My Cousin Vinny. Bon Jovi. Lacrosse. The 1980s New York Giants. His dog Nike. While Bill Belichick keeps a rather serious football-first persona in public, we know of a few things he likes. Now, there is one more thing we can add to this list: Dont’a Hightower. Belichick recently spoke about the linebacker during a press conference and he invested 448 words in praising the New England Patriots’ defensive on-field signal caller.
Belichick was asked how Hightower’s instincts developed since the Patriots drafted him in the first round of the 2012 draft, and he gave a detailed breakdown. “When we saw him at Alabama, we had a long meeting with him down there and other players on the defense. I remember they had a lot of guys in that room, but clearly he had great understanding of everything,” Belichick began his answer to the question.

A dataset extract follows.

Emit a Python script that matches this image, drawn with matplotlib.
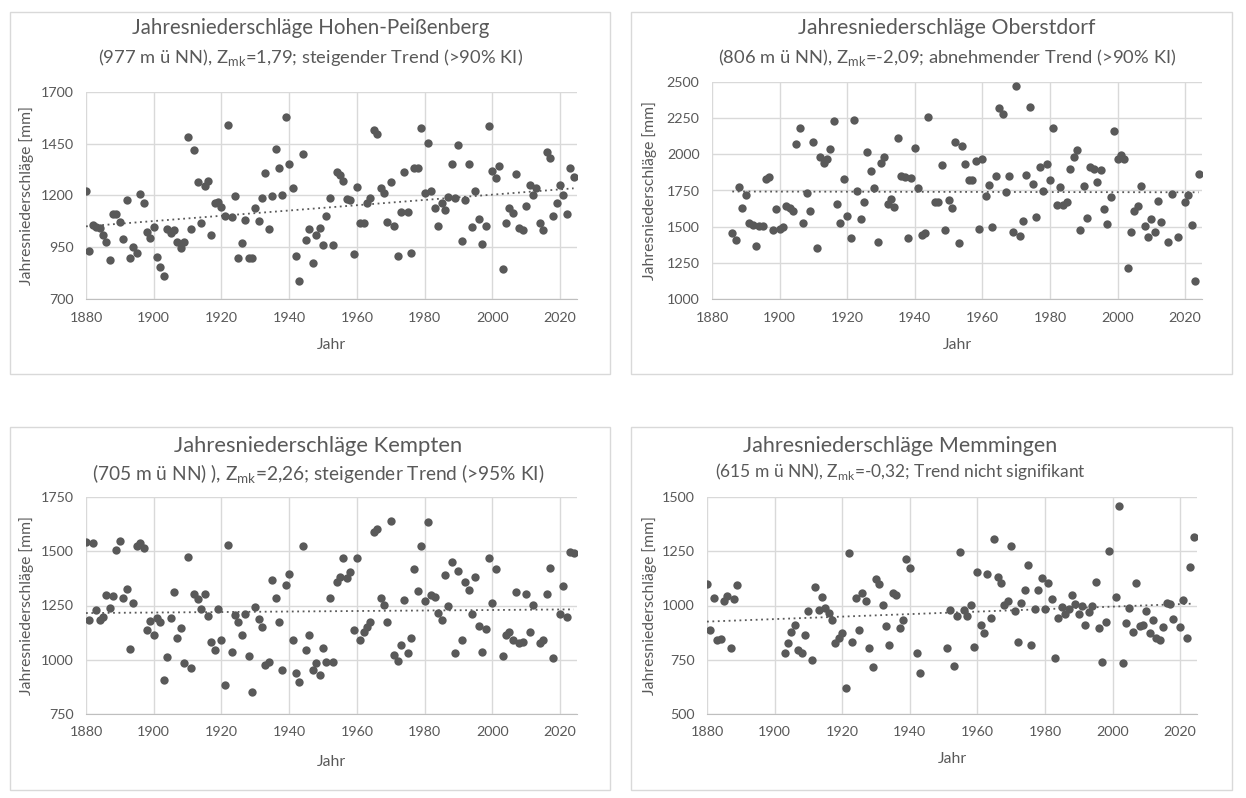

“At Alabama he played defensive end in their nickel situations. He also played inside linebacker and outside linebacker when Rolando McClain was there, and then Dont’a missed his junior year, or his next-to-last year with the knee injury and then came back and played middle linebacker,” he continued. “So he’s played inside, played outside, played defensive end in the nickel package. He was involved in coverage, involved in pass rush and, again, that system involves a lot.”
Hightower has done much of the same at the next level. Since joining the Patriots with the 25th overall selection six years ago, the Alabama product lined up all over the place: he was used pretty much how Belichick described his role for the Crimson Tide — a team that employs Belichick confidante Nick Saban as its head coach — and generally performed well no matter what the team put on his plate.
One big part of it is communication: Hightower is responsible for conveying the Patriots’ defensive calls to his teammates on the field. And as Belichick pointed out, that is also something he already did well in college — and what makes him such a big part of New England’s operation. “There’s a lot of line call communication, there’s a lot of coverage adjustments and he’s good at all of those,” Belichick said.
“I mean, it’s hard to do those at one position. He did it in multiple positions and multiple personnel groups,” the NFL’s best coach continued. “When he came here it was really more of the same. Obviously, our system is different and what we see is different from our opponents and so forth, so there’s different types of adjustments and so forth, things that we have to deal with. Again, in the big picture it’s in the same box, if you will.”
Belichick then went on to pretty much list all of the qualities he values in the linebacker — and that he does well. “His communication skills are good. He sees things very quickly. He’s decisive. He makes a decision, he makes it quickly, he makes it decisively and then everybody can go with it. He makes the right decisions. He’s got good length. He’s, again, a tall linebacker. He’s tall,” Belichick said.
“Some linebackers don’t have the vision and the height that he has,” he continued. “He sees things quickly, where the backfield set is and the overall just vision of what’s on the other side of the ball. The same thing in the kicking game. We’ve used him in the past in some key roles in the kicking game on punt protection, punt return, so forth. He’s a very, I’d say natural and instinctive football player.”
Belichick was not done praising the 28-year old, who appeared in 14 of the Patriots’ games so far this season and is the team’s number two linebacker in terms of snaps played. “A lot of it comes easy to him but he studies and he’s smart and knows the game plan and is in tune with what they’re doing,” the Patriots’ head coach said. “He works well with the line and the secondary, as well as the linebackers, which that’s important too.”
“Some guys work well within their group but he works well with Devin [McCourty], Pat [Chung], Duron [Harmon], as well as the defensive line — Malcom [Brown] and Lawrence [Guy] and the ends and so forth, giving them calls and making sure that our communication and our assignments are correct on the different offensive formation adjustments we have to make,” Belichick said before concluding his almost 500 word appraisal of Hightower: “He’s good at all of that.”